| Short task |
Leave the pictures out. Return all other data exactly.
— start Given data —
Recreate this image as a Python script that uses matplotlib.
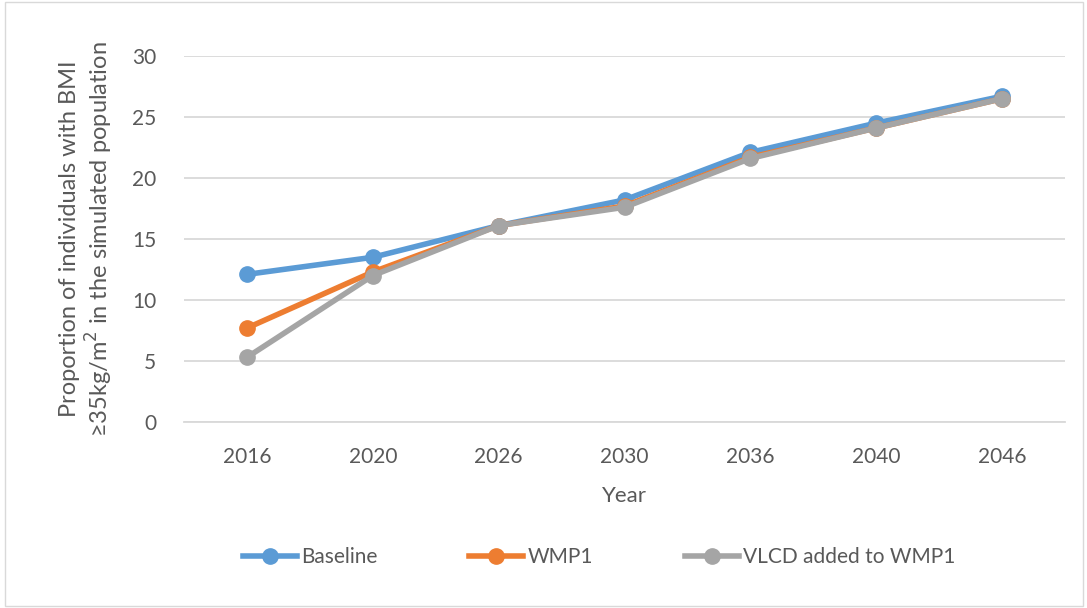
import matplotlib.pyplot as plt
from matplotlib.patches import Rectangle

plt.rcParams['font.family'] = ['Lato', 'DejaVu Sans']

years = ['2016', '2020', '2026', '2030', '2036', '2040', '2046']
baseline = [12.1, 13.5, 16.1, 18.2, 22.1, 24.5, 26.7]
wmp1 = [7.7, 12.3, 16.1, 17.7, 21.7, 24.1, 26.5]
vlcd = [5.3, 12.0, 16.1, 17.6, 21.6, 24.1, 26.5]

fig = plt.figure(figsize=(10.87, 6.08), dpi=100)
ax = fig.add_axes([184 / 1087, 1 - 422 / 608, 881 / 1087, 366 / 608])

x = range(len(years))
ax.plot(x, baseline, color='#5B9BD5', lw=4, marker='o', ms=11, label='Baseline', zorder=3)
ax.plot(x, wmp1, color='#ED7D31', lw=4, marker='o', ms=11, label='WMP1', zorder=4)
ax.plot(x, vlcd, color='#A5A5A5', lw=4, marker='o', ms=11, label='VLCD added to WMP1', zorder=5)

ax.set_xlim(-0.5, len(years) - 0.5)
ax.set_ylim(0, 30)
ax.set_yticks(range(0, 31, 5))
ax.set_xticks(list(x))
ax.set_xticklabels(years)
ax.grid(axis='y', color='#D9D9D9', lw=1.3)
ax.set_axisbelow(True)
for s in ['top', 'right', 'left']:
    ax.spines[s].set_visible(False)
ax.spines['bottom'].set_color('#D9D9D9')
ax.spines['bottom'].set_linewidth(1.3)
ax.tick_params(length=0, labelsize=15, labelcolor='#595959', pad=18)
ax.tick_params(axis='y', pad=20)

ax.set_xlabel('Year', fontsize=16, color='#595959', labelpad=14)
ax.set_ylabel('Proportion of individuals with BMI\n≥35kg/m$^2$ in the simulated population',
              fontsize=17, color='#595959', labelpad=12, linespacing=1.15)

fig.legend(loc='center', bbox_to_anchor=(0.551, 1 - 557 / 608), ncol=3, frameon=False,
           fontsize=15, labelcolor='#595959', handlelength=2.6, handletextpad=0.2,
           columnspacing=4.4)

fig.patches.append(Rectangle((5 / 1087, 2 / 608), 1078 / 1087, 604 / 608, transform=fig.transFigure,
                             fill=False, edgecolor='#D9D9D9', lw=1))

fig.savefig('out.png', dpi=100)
— end Given data —
| Result |
Recreate this image as a Python script that uses matplotlib.
import matplotlib.pyplot as plt
from matplotlib.patches import Rectangle

plt.rcParams['font.family'] = ['Lato', 'DejaVu Sans']

years = ['2016', '2020', '2026', '2030', '2036', '2040', '2046']
baseline = [12.1, 13.5, 16.1, 18.2, 22.1, 24.5, 26.7]
wmp1 = [7.7, 12.3, 16.1, 17.7, 21.7, 24.1, 26.5]
vlcd = [5.3, 12.0, 16.1, 17.6, 21.6, 24.1, 26.5]

fig = plt.figure(figsize=(10.87, 6.08), dpi=100)
ax = fig.add_axes([184 / 1087, 1 - 422 / 608, 881 / 1087, 366 / 608])

x = range(len(years))
ax.plot(x, baseline, color='#5B9BD5', lw=4, marker='o', ms=11, label='Baseline', zorder=3)
ax.plot(x, wmp1, color='#ED7D31', lw=4, marker='o', ms=11, label='WMP1', zorder=4)
ax.plot(x, vlcd, color='#A5A5A5', lw=4, marker='o', ms=11, label='VLCD added to WMP1', zorder=5)

ax.set_xlim(-0.5, len(years) - 0.5)
ax.set_ylim(0, 30)
ax.set_yticks(range(0, 31, 5))
ax.set_xticks(list(x))
ax.set_xticklabels(years)
ax.grid(axis='y', color='#D9D9D9', lw=1.3)
ax.set_axisbelow(True)
for s in ['top', 'right', 'left']:
    ax.spines[s].set_visible(False)
ax.spines['bottom'].set_color('#D9D9D9')
ax.spines['bottom'].set_linewidth(1.3)
ax.tick_params(length=0, labelsize=15, labelcolor='#595959', pad=18)
ax.tick_params(axis='y', pad=20)

ax.set_xlabel('Year', fontsize=16, color='#595959', labelpad=14)
ax.set_ylabel('Proportion of individuals with BMI\n≥35kg/m$^2$ in the simulated population',
              fontsize=17, color='#595959', labelpad=12, linespacing=1.15)

fig.legend(loc='center', bbox_to_anchor=(0.551, 1 - 557 / 608), ncol=3, frameon=False,
           fontsize=15, labelcolor='#595959', handlelength=2.6, handletextpad=0.2,
           columnspacing=4.4)

fig.patches.append(Rectangle((5 / 1087, 2 / 608), 1078 / 1087, 604 / 608, transform=fig.transFigure,
                             fill=False, edgecolor='#D9D9D9', lw=1))

fig.savefig('out.png', dpi=100)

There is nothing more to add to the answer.